Human Beings or Puppets of Society? A Take on Individual Identity by a Struggling Teen
The looming sense of existential dread that follows us around when you’re at the prime of your life. 18 years old. The age that affects us the most. The age where each of our decisions decide the course of our life. The age filled with important decisions.
We are all so young, so frazzled, so confused. Yet we are being pushed by everyone around us to keep ourselves together. Decide the course of your life, today, right now, this very instant. What college do you want to go to? What profession do you see yourself in? How much money do you want to make? It is always about the things that await us, the decisions we make that will decide our monetary success. What house we’ll be able to afford and the level of luxurious decadent food we’ll be able to put in our system. Will our office hours be the regular nine to five, eating the same bland avocado toast each morning with a cup of coffee stuck in a cubicle wondering how we got here? Or will we be buzzed about starting a new day doing what we love, surrounded by people that push us to do better?
So many decisions.
Why does no one ever ask us the activities we look forward to? Why does no one push us to be our best, most healthy self, and not be put under time constraints and pressure to fit into a mould that we know will stifle us? All we want to hear is that we’re going to be okay. But my mind is filled with voices that are telling me that I can’t stop. I can’t rest. I need to always work, I need to keep up my grades, I need to get into a good college, I need to know what I’m going to be for the rest of my life, I need to figure it out. I need to fit into the mould crafted by the brutal hands of a society that will only ever care about my future financial status and the measurements of my house. I will never be successful if i am not financially stable. But am I mentally stable?
Why can’t my success be put on a scale that measures my own comfort with the person that I am? Why can’t I focus more on the person that I am and strive for my well-being and do what I want to do without caring about what people will say about who I am? Why can’t I love without being condemned? Why can’t I travel without being questioned? Why can’t I put off college without being looked down upon? Why can’t I choose a career without being judged for what i do? I don’t want to be moulded. I just want to be free.

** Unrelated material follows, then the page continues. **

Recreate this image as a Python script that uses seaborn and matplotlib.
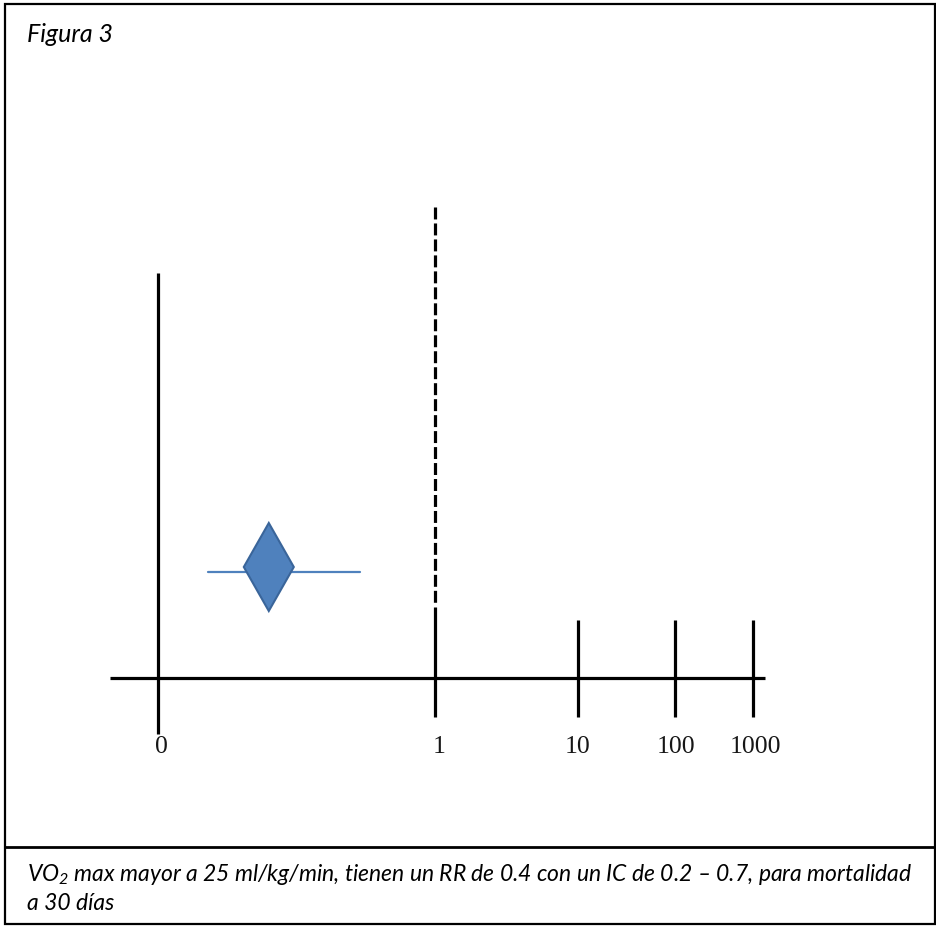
import numpy as np
import pandas as pd
import matplotlib
matplotlib.use("Agg")
import matplotlib.pyplot as plt
import seaborn as sns
from matplotlib.patches import Rectangle, Polygon
from matplotlib.lines import Line2D

# ---------------- data ----------------
tick_values = [0, 1, 10, 100, 1000]
tick_labels = ["0", "1", "10", "100", "1000"]
# spacing of the hand-drawn axis (units of the 0->1 distance)
tick_positions = [0.0, 1.0, 1.516, 1.866, 2.148]
rr_value = 0.4
ci_low = 0.18
ci_high = 0.73
title_text = "Figura 3"
caption_line1 = "VO$_2$ max mayor a 25 ml/kg/min, tienen un RR de 0.4 con un IC de 0.2 \u2013 0.7, para mortalidad"
caption_line2 = "a 30 días"

# ---------------- style ----------------
sns.set_theme(style="white")
plt.rcParams["font.family"] = ["Lato", "DejaVu Sans"]
plt.rcParams["mathtext.fontset"] = "custom"
plt.rcParams["mathtext.rm"] = "Lato:italic"
plt.rcParams["mathtext.it"] = "Lato:italic"
plt.rcParams["lines.scale_dashes"] = False

W, H = 936, 928
fig = plt.figure(figsize=(W / 100, H / 100), dpi=100)
fig.patch.set_facecolor("white")
ax = fig.add_axes([0, 0, 1, 1])
ax.set_facecolor("white")

xs = np.array([-10.0] + tick_values + [1e5])
ps = np.array([-10.0] + tick_positions + [5.0])
fwd = lambda x: np.interp(x, xs, ps)
inv = lambda p: np.interp(p, ps, xs)
ax.set_xscale("function", functions=(fwd, inv))

PX_PER_UNIT = 277.0
X0_PX = 158.0
def px2data(p):
    return float(inv((p - X0_PX) / PX_PER_UNIT))

ax.set_xlim(px2data(0), px2data(W))
ax.set_ylim(H, 0)
ax.axis("off")

LW = 2.3
# horizontal axis
ax.plot([px2data(110), px2data(765)], [679, 679], color="black", lw=LW, solid_capstyle="butt")
# vertical line at 0
ax.plot([tick_values[0]] * 2, [274, 735], color="black", lw=LW, solid_capstyle="butt")
# dashed reference line at 1
ax.plot([tick_values[1]] * 2, [208, 606], color="black", lw=LW, dashes=(8.6, 2.9), dash_capstyle="butt")
# ticks at 1, 10, 100, 1000
for v in tick_values[1:]:
    ax.plot([v, v], [608 if v == 1 else 621, 718], color="black", lw=LW, solid_capstyle="butt")
# tick labels
label_dx = {"0": 3, "1": 4, "10": 0, "100": 1, "1000": 2}
for v, lab in zip(tick_values, tick_labels):
    ax.text(px2data(X0_PX + fwd(v) * PX_PER_UNIT + label_dx[lab]), 747, lab, ha="center", va="center",
            fontsize=18.5, family=["Liberation Serif", "DejaVu Serif"], color="#161616")

# confidence interval line via seaborn
ci_df = pd.DataFrame({"x": [ci_low, ci_high], "y": [573, 573]})
sns.lineplot(data=ci_df, x="x", y="y", ax=ax, color="#4F81BD", lw=1.6, estimator=None, sort=False)
ax.set_xlabel("")
ax.set_ylabel("")
ax.axis("off")

# diamond at point estimate
half_w = 25 / PX_PER_UNIT
cy, half_h = 568, 44
diamond = Polygon([[rr_value, cy - half_h], [rr_value + half_w, cy], [rr_value, cy + half_h], [rr_value - half_w, cy]],
                  closed=True, facecolor="#4F81BD", edgecolor="#3A659A", lw=1.5, zorder=3)
ax.add_patch(diamond)

# borders
def fx(p):
    return p / W
def fy(p):
    return 1 - p / H
fig.add_artist(Rectangle((fx(5), fy(925)), fx(930), 920 / H, transform=fig.transFigure,
                         fill=False, edgecolor="black", lw=1.6))
fig.add_artist(Line2D([fx(5), fx(935)], [fy(848), fy(848)], transform=fig.transFigure, color="black", lw=2.0))

# texts
fig.text(fx(27), fy(35), title_text, fontsize=18, style="italic", ha="left", va="center", color="black")
fig.text(fx(27), fy(875), caption_line1, fontsize=16.5, style="italic", ha="left", va="center", color="black")
fig.text(fx(27), fy(904), caption_line2, fontsize=16.5, style="italic", ha="left", va="center", color="black")

fig.savefig("out.png", dpi=100, facecolor="white")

I am just a child. Yet I am being suffocated. Some of us don’t want to follow the status quo. Maybe we don’t want to do as we’re told. Why can’t our elders accept we know our comfort zone better than they do? I don’t want to be told where to go, what to study, who to be. I want to have the liberty to experiment with my identity, with the art that I want to create, with the people that I want to go out of my way for. I want to be able to choose to create my own path with the comfort of the hands that I call my own, with my own voice dictating the direction the gleaming river of life takes. If I stumble, I stumble on my own accord. If I fall, it is with my own sheer strength that i stand back up. If i make a mistaken decision, it is mine to make. Not yours. Not society’s. It is my own.
It is tiring to follow a list of rules handed to us without us having a say in it. It is exhausting to be told what to do without our own happiness being factored in. It is taxing on our mind and our body to be told we should build a life out of dirt simply for monetary satisfaction. I am not a drone to be controlled by all-knowing puppet masters who dictate every course of action I take. My speech is my own, and it is time i take it back from the controllers. My mind is filled with their voices, and it is disturbing.
We need to stand up for our own selves, and take back the control we’ve given to the people around us. The minute we stop giving them power over us, they lose. We are our own people, and we can decide who to love, what to wear, what to do with our lives. It is no one’s show but our own. No one has influence over our being but us. We have spent our entire lives giving up a piece of ourselves to the people around us, so much so that we have fed into their hunger for power and control. They grew into a looming darkness, a shadow that we couldn’t shake off. They got into our heads, telling us we will never be enough, telling us we don’t know what’s best for us, making sure they tore us down so they could reign domination over every broken shard of glass. They made us think we’re powerless and helpless. But we’re not. There is no one that can tell us who to be. There is no mold built by society that we cannot break. Our differences, in looks, in identity, in personalities, in choice, is what empowers us. That is what pushes us to break the status quo. That is what they’re afraid of. That one day we’ll wake up and believe in our own choices, and there will be no cryo-chamber left in the world that we could fit in.
Take it from a distressed teenager with time-limits and immense pressure on her shoulders, from someone who has always felt out of place, from someone who had never been too fond of being put in a category: we are our most empowered self when we let go of people’s expectations and societal pressure. We are our most empowered self when we realize we can’t be controlled. This is the age that is the most important for me, and my first big decision that would alter the course of my life is acceptance that I will never please everyone around me and I will not do as I’m told every single time. This will shape the course of my life, and hopefully pave the way to a more open, healthier, happier version of myself.